*THE PROBLEM*.
Quote the data below in full, minus the images.

*GIVEN DATA*.
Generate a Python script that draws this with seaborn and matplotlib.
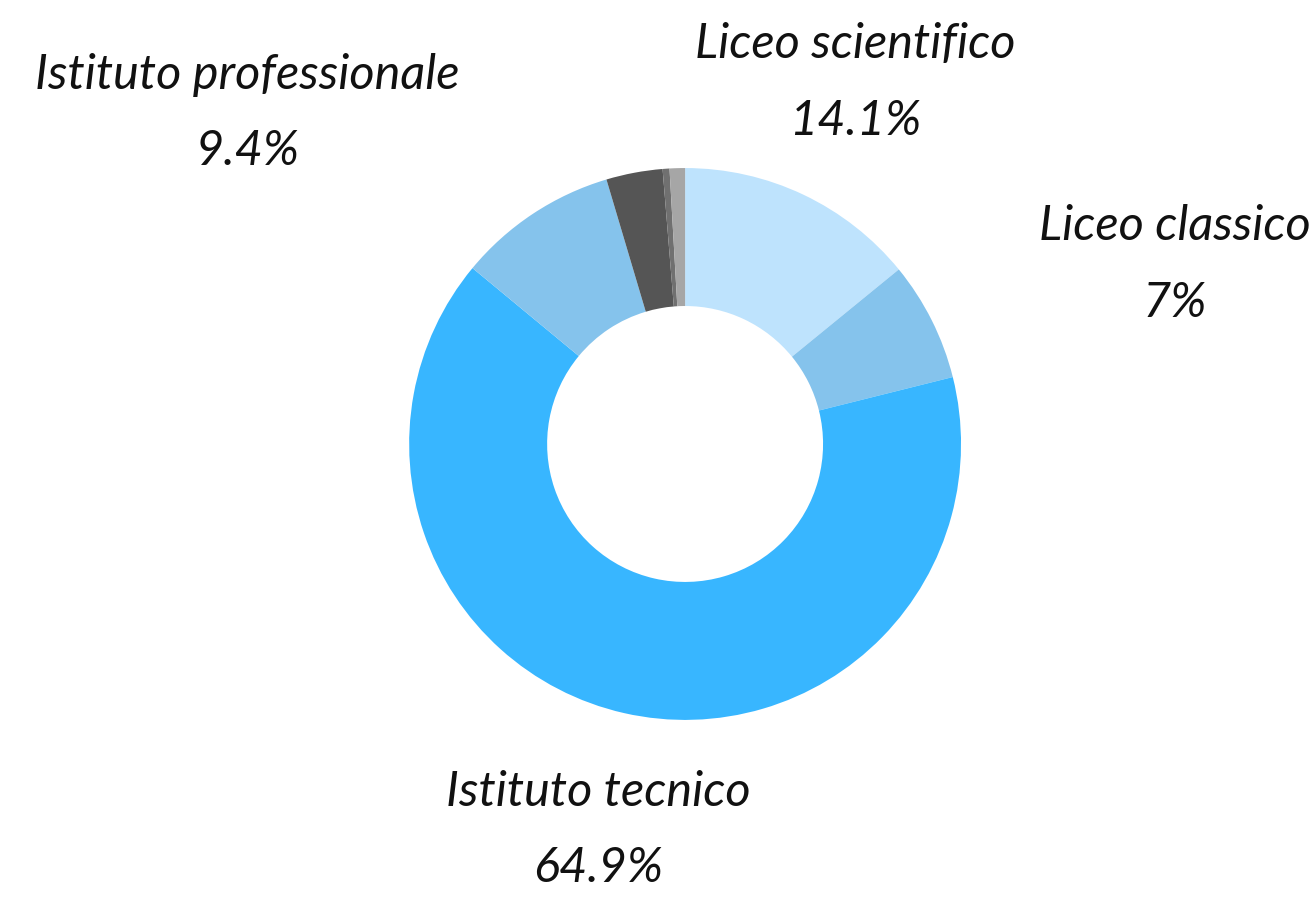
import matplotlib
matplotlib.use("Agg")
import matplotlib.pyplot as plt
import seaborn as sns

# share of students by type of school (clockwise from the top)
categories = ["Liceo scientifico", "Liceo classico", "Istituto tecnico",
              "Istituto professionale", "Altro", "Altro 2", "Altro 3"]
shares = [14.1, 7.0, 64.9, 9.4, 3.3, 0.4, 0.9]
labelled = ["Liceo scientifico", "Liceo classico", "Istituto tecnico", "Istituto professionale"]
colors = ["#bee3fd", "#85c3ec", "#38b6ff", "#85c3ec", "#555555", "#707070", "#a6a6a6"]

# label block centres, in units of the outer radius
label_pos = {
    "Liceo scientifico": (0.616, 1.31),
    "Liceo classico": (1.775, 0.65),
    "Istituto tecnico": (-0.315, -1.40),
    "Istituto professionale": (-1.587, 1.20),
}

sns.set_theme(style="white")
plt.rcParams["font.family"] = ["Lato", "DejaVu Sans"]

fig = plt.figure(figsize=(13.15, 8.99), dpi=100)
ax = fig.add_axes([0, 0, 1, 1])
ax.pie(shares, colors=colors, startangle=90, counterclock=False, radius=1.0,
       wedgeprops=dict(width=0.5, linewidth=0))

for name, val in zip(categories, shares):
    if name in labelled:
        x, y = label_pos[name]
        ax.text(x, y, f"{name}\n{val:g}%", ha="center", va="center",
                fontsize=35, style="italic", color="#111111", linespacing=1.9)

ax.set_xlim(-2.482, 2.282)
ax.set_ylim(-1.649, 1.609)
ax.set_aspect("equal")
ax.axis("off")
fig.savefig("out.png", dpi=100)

*ANSWER TO THIS TASK*.
Generate a Python script that draws this with seaborn and matplotlib.
import matplotlib
matplotlib.use("Agg")
import matplotlib.pyplot as plt
import seaborn as sns

# share of students by type of school (clockwise from the top)
categories = ["Liceo scientifico", "Liceo classico", "Istituto tecnico",
              "Istituto professionale", "Altro", "Altro 2", "Altro 3"]
shares = [14.1, 7.0, 64.9, 9.4, 3.3, 0.4, 0.9]
labelled = ["Liceo scientifico", "Liceo classico", "Istituto tecnico", "Istituto professionale"]
colors = ["#bee3fd", "#85c3ec", "#38b6ff", "#85c3ec", "#555555", "#707070", "#a6a6a6"]

# label block centres, in units of the outer radius
label_pos = {
    "Liceo scientifico": (0.616, 1.31),
    "Liceo classico": (1.775, 0.65),
    "Istituto tecnico": (-0.315, -1.40),
    "Istituto professionale": (-1.587, 1.20),
}

sns.set_theme(style="white")
plt.rcParams["font.family"] = ["Lato", "DejaVu Sans"]

fig = plt.figure(figsize=(13.15, 8.99), dpi=100)
ax = fig.add_axes([0, 0, 1, 1])
ax.pie(shares, colors=colors, startangle=90, counterclock=False, radius=1.0,
       wedgeprops=dict(width=0.5, linewidth=0))

for name, val in zip(categories, shares):
    if name in labelled:
        x, y = label_pos[name]
        ax.text(x, y, f"{name}\n{val:g}%", ha="center", va="center",
                fontsize=35, style="italic", color="#111111", linespacing=1.9)

ax.set_xlim(-2.482, 2.282)
ax.set_ylim(-1.649, 1.609)
ax.set_aspect("equal")
ax.axis("off")
fig.savefig("out.png", dpi=100)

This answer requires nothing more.